Iteration i= 1000 , train accuracy= 0.4375 , loss= 1.36199
test accuracy= 0.203125

Comments

The model was overfitting the shortened (1200) data, while getting a test accuracy of only 28%. For the full dataset of 35k images the dataset was not diverging (shown above) and the accuracy was also around 25%. It could not find any features with this architecture. That is why we discarded Model 1 and started to implement more advanced architectures.

In order to prevent overfitting in the following models have been applied different techniques such as dropout and pool, as well as tried to implement a neural network of more layers.

This should help and improve the model since the first convolutional layer will just extract some simplest characteristics of the image such as edges, lines and curves. Adding layers will improve the performances because they will detect some high level feature which in this case could be really relevant since it's about face expressions.

Techniques

To prevent the overfitting problem observed with the first model as well as extract as many features as possible from the images, the following techniques have been studied and used.

1.Choosing Hyperparameters

One of the most challenging choise to be done while constructing a convolutional neural network is the choice of the number and dimension of the filter to be used as well as the number of layers to employ.
Of course there is not a standard design, because it depends on the dataset and the features of the different images and on the complexity of the task. For our purpose we decided to start with a higher size of filter and then decrease it.
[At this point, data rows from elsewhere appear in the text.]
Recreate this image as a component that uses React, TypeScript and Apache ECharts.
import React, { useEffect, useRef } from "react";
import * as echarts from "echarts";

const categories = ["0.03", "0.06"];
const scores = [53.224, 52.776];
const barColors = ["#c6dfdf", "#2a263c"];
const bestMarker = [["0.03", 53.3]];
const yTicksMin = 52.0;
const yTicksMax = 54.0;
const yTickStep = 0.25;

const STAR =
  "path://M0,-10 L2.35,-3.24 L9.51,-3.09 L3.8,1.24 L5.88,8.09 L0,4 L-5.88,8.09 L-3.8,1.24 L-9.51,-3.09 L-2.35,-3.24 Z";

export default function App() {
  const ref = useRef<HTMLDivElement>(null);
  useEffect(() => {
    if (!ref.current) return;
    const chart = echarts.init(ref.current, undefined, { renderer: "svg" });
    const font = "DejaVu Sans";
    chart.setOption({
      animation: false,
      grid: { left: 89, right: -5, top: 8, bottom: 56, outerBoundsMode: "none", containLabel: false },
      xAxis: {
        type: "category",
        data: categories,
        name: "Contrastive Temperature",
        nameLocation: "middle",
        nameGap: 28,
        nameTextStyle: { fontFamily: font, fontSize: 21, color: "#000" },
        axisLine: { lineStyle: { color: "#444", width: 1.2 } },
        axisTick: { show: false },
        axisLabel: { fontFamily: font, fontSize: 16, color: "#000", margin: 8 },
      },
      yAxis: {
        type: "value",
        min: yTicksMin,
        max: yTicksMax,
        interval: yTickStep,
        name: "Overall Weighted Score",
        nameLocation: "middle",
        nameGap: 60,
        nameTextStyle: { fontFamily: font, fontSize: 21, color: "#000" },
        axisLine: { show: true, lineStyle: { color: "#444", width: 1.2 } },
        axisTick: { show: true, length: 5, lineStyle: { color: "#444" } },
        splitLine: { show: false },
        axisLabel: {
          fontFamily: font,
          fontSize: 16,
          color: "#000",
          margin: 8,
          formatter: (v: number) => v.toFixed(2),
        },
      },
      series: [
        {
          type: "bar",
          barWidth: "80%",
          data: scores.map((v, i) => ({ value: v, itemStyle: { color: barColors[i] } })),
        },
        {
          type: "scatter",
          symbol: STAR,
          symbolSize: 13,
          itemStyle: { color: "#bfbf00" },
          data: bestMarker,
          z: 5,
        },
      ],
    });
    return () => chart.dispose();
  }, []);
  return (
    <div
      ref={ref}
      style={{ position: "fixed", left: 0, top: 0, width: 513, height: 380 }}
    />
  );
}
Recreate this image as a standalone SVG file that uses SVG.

Besides, the activation layer that has been employed is the ReLU one (Rectified Linear Units) which is the most used and most efficient since it helps to alleviate the vanishing gradient problem. The ReLU layer applies the non linear function f(x) = max(0, x) to the input basically just eliminating all the negative activations. This design choice also explain why we initialized the bias vector b to a small positive value that is to prevent killing of gradient when input is negative.

2.Pooling Layers

Pool layer could be added after the ReLu ones. This layer is also known as a downsampling layer. The intuitive reasoning behind this layer is that once we know that a specific feature is in the original input volume, its exact location is not as important as its relative location to the other features. This layer drastically reduces the spatial dimensions of the input volume and is used to reduce the computation cost and to control overfitting.

3.Dropout Layers

Finally, dropout layers can be used to deactivate with a defined probability a random set of activations in that specific layer which in the forward pass is then considered as set to zero. Also this technique can help to prevent the overfitting problem.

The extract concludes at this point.